The bottom line is that you feed it your numbers and get back a clear recommendation on where to minimize your tax exposure.

1. You input the required financial parameters: gross revenue, specific cost categories (e.g., raw materials, energy), and the operational period.
2. The MCP executes specialized tax logic—whether it's a fixed-rate calculation or a complex net credit model—and generates multiple liability scenarios.
3. The system consolidates these results into a final comparison report, showing the calculated difference between competing tax structures.

## Frequently Asked Questions

**How do I use `calculate_non_cumulative_tax`?**
You pass it your gross revenue along with specific input cost data (like energy or raw materials). It then calculates the net PIS and COFINS balance by giving credit for those purchases.

**What does `calculate_cumulative_tax` do?**
This tool computes tax liability using a simple, fixed-rate method. Use it when you need a quick baseline number that ignores complex input credits.

**Which tool should I use for the final answer? `evaluate_regime_comparison`?**
If your goal is finding the absolute lowest tax liability, always start with `evaluate_regime_comparison`. It's designed to weigh all options and tell you which method works best.

**Can this MCP calculate my PIS/COFINS?**
Yes.

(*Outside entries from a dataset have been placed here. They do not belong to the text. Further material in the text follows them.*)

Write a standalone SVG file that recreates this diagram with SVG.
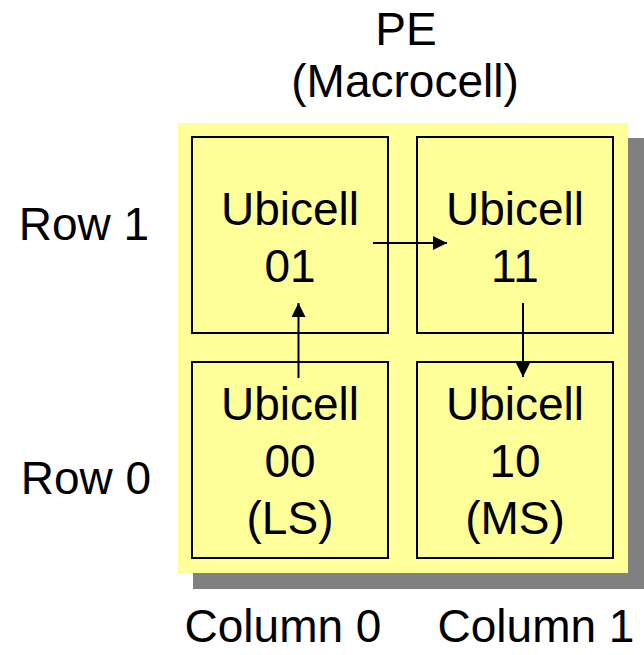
<svg xmlns="http://www.w3.org/2000/svg" width="644" height="655" viewBox="0 0 644 655">
  <defs>
    <style>
      .lbl { font-family: "Liberation Sans", Arial, sans-serif; font-size: 46px; fill: #000; text-anchor: middle; }
      .cell { fill: #FFFF99; stroke: #000; stroke-width: 2; }
      .wire { stroke: #000; stroke-width: 2; fill: none; marker-end: url(#head); }
    </style>
    <marker id="head" viewBox="0 0 10 10" refX="10" refY="5" markerWidth="7" markerHeight="7" markerUnits="strokeWidth" orient="auto">
      <path d="M0,0 L10,5 L0,10 Z" fill="#000"/>
    </marker>
  </defs>
  <rect width="644" height="655" fill="#fff"/>

  <!-- macrocell background with drop shadow -->
  <g id="macrocell">
    <rect x="193" y="138" width="451" height="451" fill="#808080"/>
    <rect x="178" y="123" width="450" height="450" fill="#FFFF99"/>
  </g>

  <!-- outside labels -->
  <g id="title">
    <text class="lbl" x="406" y="45">PE</text>
    <text class="lbl" x="405" y="97">(Macrocell)</text>
  </g>
  <g id="row-labels">
    <text class="lbl" x="84" y="240">Row 1</text>
    <text class="lbl" x="86" y="494">Row 0</text>
  </g>
  <g id="column-labels">
    <text class="lbl" x="283" y="642">Column 0</text>
    <text class="lbl" x="536" y="642">Column 1</text>
  </g>

  <!-- ubicells -->
  <g id="cell01">
    <rect class="cell" x="192" y="137" width="196" height="196"/>
    <text class="lbl" x="290" y="225">Ubicell</text>
    <text class="lbl" x="290" y="282">01</text>
  </g>
  <g id="cell11">
    <rect class="cell" x="417" y="137" width="196" height="196"/>
    <text class="lbl" x="515" y="225">Ubicell</text>
    <text class="lbl" x="515" y="282">11</text>
  </g>
  <g id="cell00">
    <rect class="cell" x="192" y="362" width="196" height="196"/>
    <text class="lbl" x="290" y="420">Ubicell</text>
    <text class="lbl" x="290" y="477">00</text>
    <text class="lbl" x="290" y="534">(LS)</text>
  </g>
  <g id="cell10">
    <rect class="cell" x="417" y="362" width="196" height="196"/>
    <text class="lbl" x="515" y="420">Ubicell</text>
    <text class="lbl" x="515" y="477">10</text>
    <text class="lbl" x="515" y="534">(MS)</text>
  </g>

  <!-- connectors -->
  <g id="connectors">
    <line class="wire" x1="298.5" y1="378" x2="298.5" y2="303"/>
    <line class="wire" x1="373" y1="243" x2="447" y2="243"/>
    <line class="wire" x1="523" y1="303" x2="523" y2="377"/>
  </g>
</svg>
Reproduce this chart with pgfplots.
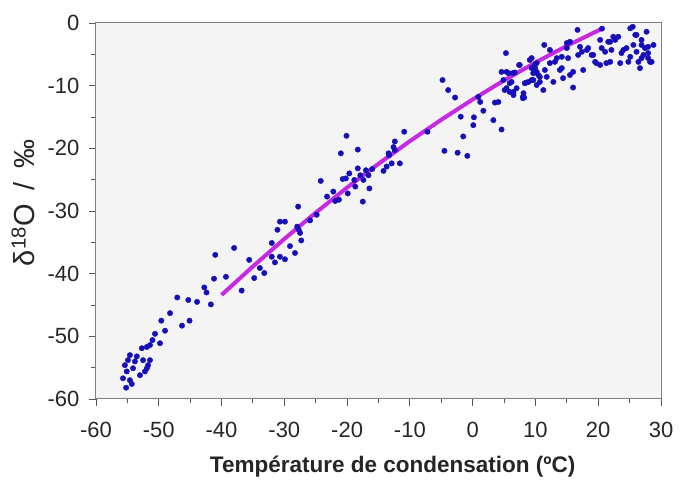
\documentclass[border=0pt]{standalone}
\usepackage{fontspec}
\setmainfont{Liberation Sans}
\usepackage{pgfplots}
\pgfplotsset{compat=1.18}
\definecolor{panelbg}{RGB}{244,244,244}
\definecolor{dotblue}{RGB}{22,14,185}
\definecolor{fitline}{RGB}{198,40,228}
\definecolor{axgray}{RGB}{128,128,128}

\begin{document}
\begin{tikzpicture}[x=1pt,y=1pt]
\path[use as bounding box] (-96,-88) rectangle (587,399);
\begin{axis}[
  at={(0,0)}, anchor=south west,
  width=565pt, height=376pt, scale only axis,
  xmin=-60, xmax=30, ymin=-60, ymax=0,
  xtick={-60,-50,...,30}, ytick={-60,-50,...,0},
  xticklabels={-60,-50,-40,-30,-20,-10,0,10,20,30},
  yticklabels={-60,-50,-40,-30,-20,-10,0},
  minor x tick num=1, minor y tick num=1,
  tick align=outside, xtick pos=left, ytick pos=left,
  major tick length=7pt, minor tick length=4.5pt,
  axis line style={axgray, line width=1pt},
  every tick/.style={black!65, line width=0.9pt},
  axis background/.style={fill=panelbg},
  tick label style={font=\fontsize{22}{25}\selectfont, text=black!85},
  xticklabel style={yshift=-13pt},
  yticklabel style={xshift=-6pt},
  xlabel={Température de condensation (ºC)},
  ylabel={δ\textsuperscript{18}O\hspace{0.2em} / \hspace{0.2em}‰},
  xlabel style={font=\fontsize{22.5}{26}\selectfont\bfseries, text=black!85,
    at={(axis description cs:0.525,-0.181)}, anchor=center},
  ylabel style={font=\fontsize{29}{32}\selectfont, text=black!85,
    at={(axis description cs:-0.129,0.522)}, anchor=center},
]
% ajustement (trait violet)
\addplot[fitline, line width=4pt, no markers] coordinates {
  (-40,-43.4) (-35,-38.84) (-30,-34.46) (-25,-30.27) (-20,-26.26)
  (-15,-22.47) (-10,-18.85) (-5,-15.44) (0,-12.2) (5,-9.16)
  (10,-6.31) (15,-3.65) (20.5,-0.96)
};
% mesures
\addplot[only marks, mark=*, mark size=2.7pt, color=dotblue] table {
x y
-41.2 -40.8
-39.3 -40.5
-42.75 -42.2
-42.4 -43.0
-36.8 -42.7
-41.7 -44.9
-47.05 -43.8
-45.3 -44.2
-43.9 -44.5
-48.2 -46.3
-49.6 -47.5
-45.1 -47.5
-46.3 -48.3
-50.6 -49.6
-49.0 -49.1
-51.0 -50.6
-49.8 -51.1
-51.4 -51.4
-52.7 -51.9
-51.9 -51.7
-53.5 -53.2
-54.6 -53.0
-54.9 -53.8
-52.5 -53.8
-53.8 -54.0
-51.4 -53.8
-51.7 -54.6
-55.4 -54.6
-54.1 -55.1
-51.9 -55.1
-53.0 -56.2
-55.1 -55.6
-55.7 -56.7
-54.6 -57.0
-54.3 -57.6
-55.2 -58.2
-52.2 -55.6
-41.0 -37.0
-38.0 -35.9
-35.6 -37.8
-34.8 -40.7
-33.9 -39.1
-33.2 -39.9
-32.0 -37.3
-31.5 -38.2
-30.7 -37.3
-29.9 -37.7
-29.1 -35.6
-28.3 -36.7
-27.3 -34.7
-32.0 -35.1
-31.1 -33.0
-30.7 -31.7
-29.9 -31.7
-27.8 -29.3
-27.7 -33.0
-27.95 -32.5
-27.5 -33.5
-25.9 -31.5
-24.85 -30.6
-24.2 -25.2
-23.2 -27.7
-22.2 -26.9
-21.9 -28.4
-21.3 -28.2
-21.0 -20.8
-20.1 -18.0
-18.3 -20.2
-19.9 -27.2
-20.7 -24.9
-20.2 -24.8
-19.65 -24.0
-18.85 -25.05
-18.3 -23.2
-17.9 -24.3
-17.4 -25.05
-17.0 -23.5
-16.6 -24.3
-16.0 -23.3
-16.45 -26.4
-17.5 -28.5
-18.7 -26.1
-14.2 -23.6
-13.7 -22.9
-13.4 -20.8
-13.3 -21.1
-12.6 -19.8
-12.4 -18.9
-12.4 -20.3
-12.9 -22.4
-11.6 -22.4
-10.9 -17.35
-7.2 -17.35
-4.8 -9.1
-3.9 -10.7
-2.8 -11.9
0.9 -11.8
1.2 -12.6
1.7 -14.0
3.55 -12.7
4.1 -12.6
-1.9 -14.95
0.2 -15.05
0.1 -16.3
3.3 -15.5
4.6 -17.0
-1.5 -18.1
-4.5 -20.4
-2.4 -20.7
-0.85 -21.2
4.6 -7.8
5.7 -8.0
6.7 -7.9
7.4 -6.7
4.9 -9.1
6.2 -9.4
5.1 -10.7
5.9 -11.0
6.5 -11.5
7.0 -10.4
8.1 -11.2
8.2 -11.9
8.6 -9.5
9.4 -9.1
9.65 -8.0
10.2 -9.9
9.9 -6.7
5.3 -4.8
9.1 -5.9
10.2 -7.8
10.7 -8.6
11.25 -10.7
11.4 -3.5
12.3 -4.3
13.1 -6.2
12.85 -9.4
13.9 -7.5
14.2 -5.4
15.0 -3.2
15.5 -8.3
16.0 -10.3
16.7 -1.1
17.1 -3.8
18.2 -4.3
19.2 -5.1
19.7 -6.4
21.1 -4.6
21.3 -6.4
21.9 -3.0
22.4 -2.2
24.0 -4.3
24.8 -6.2
25.5 -0.6
26.1 -1.9
26.9 -5.6
27.7 -1.4
27.95 -4.8
28.25 -6.2
28.8 -3.5
26.9 -3.5
9.4 -5.6
9.93 -7.2
10.45 -8.3
10.7 -9.4
11.5 -7.5
12.3 -6.4
13.4 -5.6
14.2 -7.2
14.4 -8.8
15.0 -4.0
15.2 -5.6
15.5 -3.0
16.0 -7.8
16.8 -5.1
17.4 -4.6
17.6 -7.5
18.4 -4.0
18.95 -5.1
19.5 -6.2
20.3 -6.7
20.55 -4.0
20.3 -2.7
20.6 -0.9
21.6 -3.0
21.9 -6.2
22.1 -4.3
22.7 -2.7
23.2 -2.2
23.5 -6.4
23.7 -4.8
24.5 -4.0
25.1 -5.4
25.1 -0.85
25.9 -1.9
25.6 -3.5
26.1 -4.6
26.4 -6.2
26.65 -7.2
26.9 -2.7
27.2 -5.1
27.95 -3.8
27.95 -5.6
28.5 -6.2
27.45 -4.0
5.4 -7.8
6.4 -8.0
5.9 -9.6
5.4 -10.4
6.5 -11.0
8.0 -12.0
9.4 -7.2
9.66 -9.1
8.9 -9.4
8.3 -9.6
11.8 -8.6
7.5 -6.7
10.2 -6.4
8.0 -11.8
};
\end{axis}
\end{tikzpicture}
\end{document}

This MCP specializes in calculating Brazilian social contributions (PIS and COFINS) using specialized tools for various tax regimes, from simple fixed rates to complex input credit models.

**When running `evaluate_regime_comparison`, what specific data points do I need to provide about my operational costs?**
You must supply total gross revenue, the input credits used for purchases, and all associated operational expenses. The tool uses these three figures to determine your net tax liability across both regimes.

**If the data provided causes an issue with `calculate_non_cumulative_tax`, how can I troubleshoot it?**
The MCP will return a specific error code and message detailing the failure. Check if your input credits are accounted for correctly, or if you have negative values in your expense inputs.

**Can I use `calculate_cumulative_tax` to model tax periods outside the current fiscal year?**
Yes, this MCP is designed for historical analysis. Simply specify the exact start and end dates of the period you want to calculate PIS/COFINS for.

**If I run multiple tax scenarios using `evaluate_regime_comparison`, are there rate limits I should know about?**
Vinkius manages high-volume usage across all its MCPs. You only hit a limit if your specific AI client subscription or API key is restricted.